Suddenly, Jennifer noticed the large, antique wall clock in front of her, and more importantly, the time. Which was late.

“Oh my gosh, I need to go find my next class, see you later!” Jennifer groaned, scrambling up and grabbing her bag. She hurried off, her thoughts already distracted by how she’d survive the rest of the day.
After introducing herself for the fifth time that day, Jennifer picked up her backpack, ready to go home. She glanced at the palm of her hand, noticing that the ink she had used to scribble her schedule and bus number was fading. She squinted, trying to read the tiny numbers scrawled near her thumb…


She turned around and looked up, realizing that her hand was still close to her face. She dropped it, sure she looked like an idiot.

“Hey…” she paused. It was the boy from lunch…Jennifer suddenly realized that she didn’t even know this boy’s name. “Yeah?” she asked, trying to cover up her hesitation. He rifled through his backpack and pulled out a textbook.

“You left it at lunch,” he explained, smiling.

“Oh uh…thanks?” Jennifer replied, sounding more like a question than a statement. He turned to leave, swinging his bag leisurely over one shoulder.
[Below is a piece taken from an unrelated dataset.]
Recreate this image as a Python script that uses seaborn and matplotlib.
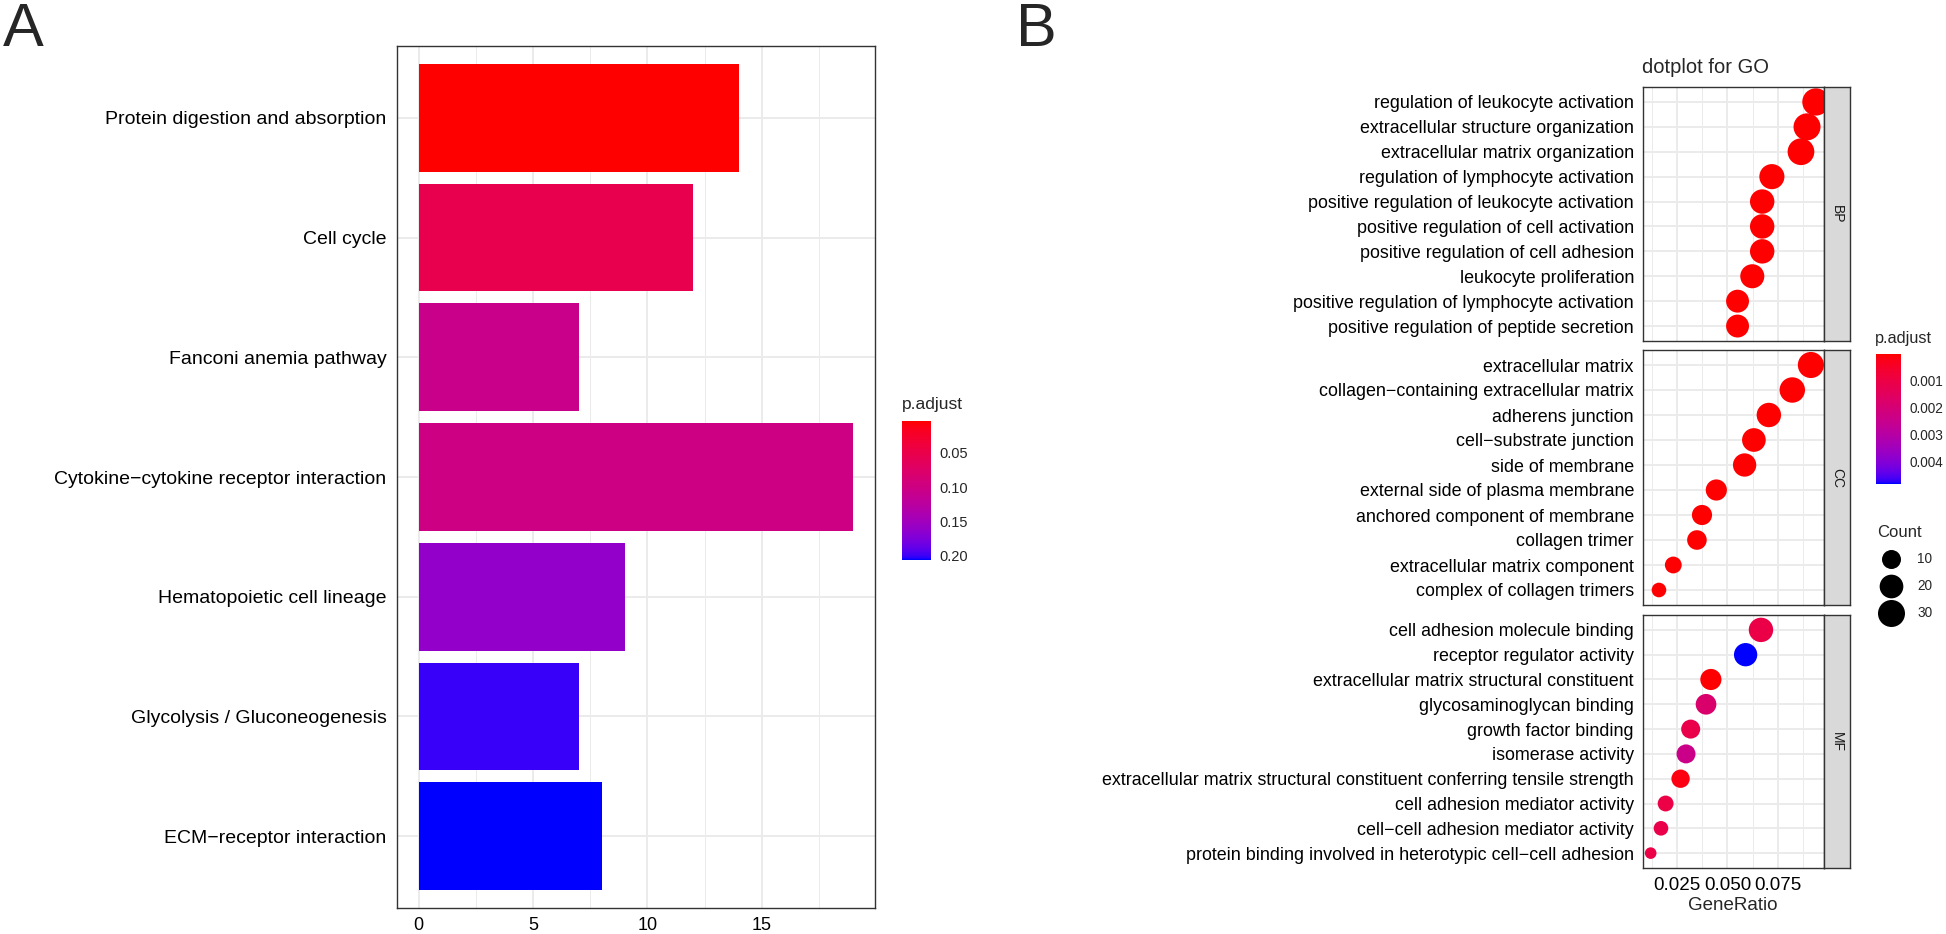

“Hey! Hey, wait!” she called at his retreating back. He turned around and looked at her, tilting his head in confusion, which Jennifer found incredibly adorable. “What’s your name?”

“Joshua…I was hoping you would ask,” he said, winking. She suddenly felt butterflies dancing in her stomach and waved before walking off giddily. As she biked home, all she could think about was Joshua. She heard the sound of leaves crunching behind her, and she jerked around so suddenly that she almost fell off her bike, but there was no one there.

She took out her keys from her backpack and unlocked the front door, taking one last look behind her, a tiny part of her hoping that he would be there behind her, smiling cheekily. Her heart sunk, and she went inside, trying to push him out of her mind. She trudged up to her room, dragging her backpack behind her halfheartedly. She pulled out her books and dropped them on the table angrily, feeling frustration well up inside her. A light blue note fluttered out and she paused, her heart racing.

Hey Jennifer, the note was scrawled in a thick black marker, Did you guess who I am? Check out page 221 :). Jennifer quickly flipped the pages, scanning for another note. A small smile crossed her face when she saw the messy handwriting again, and she read it eagerly. I see you’ve found my note. She found herself nodding unconsciously, then continued. Well why don’t you start from the beginning and go in order? She could practically hear his teasing voice in her head as she shakily turned back to the first page.

I see you’re back, the marker scribbled crookedly, I missed you. And so did your textbook. Do you remember what page we’re reading for homework? Jennifer felt like hitting her head on her desk. He knew that she hadn’t been paying attention. She flipped the page exasperatedly, and she found a note lying on the page.

Just teasing. How do you do anything if you forget everything? Hope you don’t forget my phone number. At the bottom of the note was his number, the only thing that was written neatly. They may have been just seven little digits, but it made the butterflies in her stomach go back to dancing.

Maybe this new high school wouldn’t be such a bummer after all.